Threats and Hazards "Patriotism checks"

China's government will require "patriotism checks" before anyone is allowed to run for office in Hong Kong. What a repugnant way for a government to behave. From the outside looking in, it sure seems like the Communist Party is willing to torch everything that made Hong Kong a gem, merely to prop up the illusion that the party is, was, and always shall be the sole rightful power in China. Heartbreaking.

Health Where are the Covid vaccination lapel pins?

It's been a few years since our last lapel-ribbon craze. How long before we're pinning different colors of ribbons on our shirts to indicate vaccination status? Green ribbons for the fully vaccinated, yellow ribbons for those waiting eagerly, and red ribbons for the vaccine refuseniks.

Broadcasting Spotify enters the live-chat game

Live audio is a pretty tough thing to get right without heavy curation. A lunatic once took over a CB channel in central Iowa, just repeating over and over: "Raisins and pancakes...pancakes and raisins."

Humor and Good News Better nursing rooms and changing stations at ballparks

A welcome sign of the times. We need to continue normalizing the idea of parenting in public.
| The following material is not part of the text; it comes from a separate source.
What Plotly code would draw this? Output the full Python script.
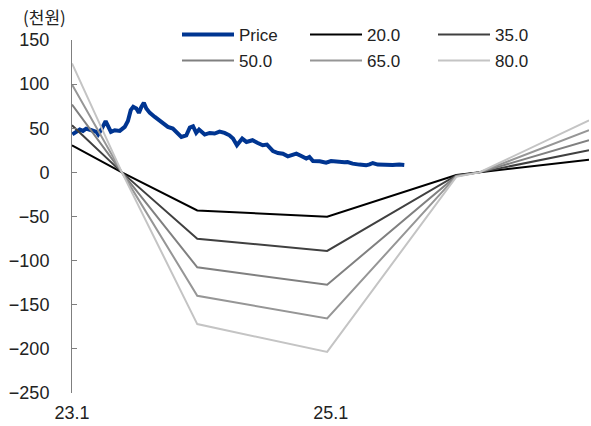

Socialism Doesn't Work Chinese government chases BBC reporter out of the country

There is no surer sign that a regime is destined for failure than when it puts its energy into silencing bad or critical news rather than fixing it. That's exactly what China's government is doing by persecuting reporters and whistleblowers -- and it is a colossally self-defeating practice. ■ Good news can take its sweet time to bubble up, but able managers always want to get alerted to bad news as soon as possible. The sooner you know what's going wrong, the sooner you can fix it. And something is always going wrong somewhere inside a big organization, whether it's a government, a firm, or a non-governmental organization. The most important thing leadership can do about it is get the bad news fast. ■ We may complain a lot as Americans about the fact that our politicians never seem to "work together" to "solve problems", but that's driven in no small part because every vote has some marginal value, and politicians (and parties) have to compete to win those votes. Consequently, some contentiousness is baked into the cake. (That doesn't excuse incivility, of course, but voters are free to punish that, too.) ■ But the consequence of freedom within a democratic framework is that there is a built-in institutional incentive on the part of multiple groups to root out shortcomings, failures, wrongdoing, corruption, and other bad things. The Fourth Estate has that incentive. So does a loyal opposition. Civil-society groups that depend upon their reputations for fundraising purposes have those incentives, and so do institutions with interests in public policies (including religious groups). ■ Of course there's room for bipartisanship and problem solvers. America could do with less cynicism and more mutual trust and common facts. But we should never mistake our fundamentally messy, combative, and sometimes lumbering processes for getting things done for a bad thing. The complications, fighting, and naysaying are features, not bugs. Voters remain capable of rewarding the things they want at any time, and if we collectively really wanted more pragmatic, less ideological politics, then we would get them. But part of that requires sacrificing a little ideological commitment -- which, if the Chinese experience is any guide, wouldn't be a bad idea at all.

Humor and Good News Library book returns -- 50 years overdue

Who would have imagined that the person who checked out "Coup d'Etat: A Practical Handbook" wasn't a committed rule-follower?